Throughout the trial, the prosecution has interspersed testimony from witnesses about their time in Beatles captivity with interviews given by Elsheikh to various journalists.
In those interviews, he named some of the western hostages who he watched over, admitted to collecting emails for use in ransom notes, and to beating them.
“I’ve hit most of the prisoners,” he told one interviewer, in a video shown to the court. “I did have transgressions. I did transgress physically,” he said, when asked about the beatings.
He also tried to justify his ill-treatment of prisoners by claiming it was necessary to keep prisoners in line because they didn’t have a proper facility to prevent them from escaping.
“Subduing prisoners is used as a preventative of escape,” he said.
Elsheikh’s defence team tried to have those videos thrown out of evidence, suggesting that he was forced by his Kurdish guards to give confessions during his detention. That motion was denied by the judge, who claimed wellness checks by US officials who visited him at the jail showed no signs of mistreatment.
During closing arguments, Mr Parekh said those clips were a key reason why the jury should find Elsheikh guilty.
“Let’s start with the most obvious reason to conclude that Elsheikh was one of the three notorious Beatles: he brazenly told you so himself,” he said. “You’ve watched video clip after video clip of interviews in which the defendant admitted to and described in granular detail his integral and essential participation in the crimes we have charged here, which form the horrendous criminal conduct in this case.”
The jury heard from numerous former hostages of the Beatles, who gave harrowing testimony about their time in captivity.
Federico Motka, a former hostage of the Beatles, who described how he and his fellow captives were given dog names by their jailors, who subjected them to a “regime of punishment” for perceived transgressions.
Didier Francois, a French journalist kidnapped in 2013, gave similar testimony, describing the Beatles as “extremely violent and always sadistic”.
The jury also heard emotional testimony from several family members of hostages that were eventually executed by Isis in gruesome propaganda videos.

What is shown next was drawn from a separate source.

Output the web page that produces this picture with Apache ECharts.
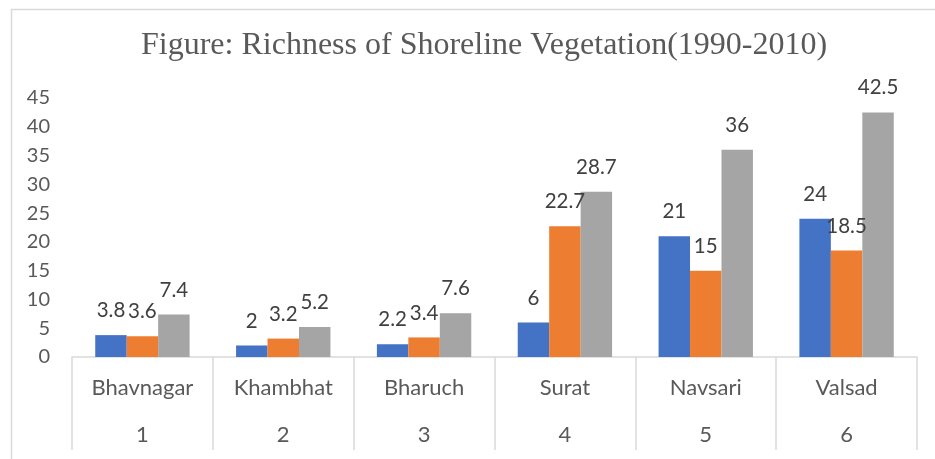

Diane Foley, the mother of James Foley, was notified of his killing in a phone call from another journalist in August 2014, nearly two years after his kidnapping while on assignment in Syria.
“I didn’t believe it. It sounded too horrific,” she said. “I hoped it was a cruel joke.”
Earlier, she told the court that James – whom she referred to by his nickname, Jim – had put himself in danger “so that the world would know what was going on in Syria”.
“He was aware of the danger, but said he had promises to keep,” she said.
Speaking after the verdict, Diane Foley spoke of her relief.
“Praise God. I’m so thankful. I’m so proud of the American justice system. El Shafee Elsheikh was treated with a great deal of mercy. He had four attorneys ... Hopefully we were able to turn this into justice, not revenge,” she told reporters outside the court.
She also lamented the government’s failure in bringing her son and other Americans home.
“When we really needed to bring the full force of the government to bear to bring them home, that failed,” she said. “They were abandoned.”
Mike Haines, the brother of aid worker David Haines, called the verdict a “triumph”.
“Today, an eight-year chapter of pain for my family has finally come to an end. While nothing can truly compensate for the hole David’s murder left in our hearts, the verdict provides us with some closure and ensures that all three surviving members of the gang involved in my brother’s murder have now faced justice,” he said.
“My brother and the many other innocent lives taken by this terrorist organisation were never afforded justice. This unanimous judgement is a triumph for society over ills like terrorism and helps differentiate us from the hateful, divisive ideologies that fuel these individuals,” Mr Haines added.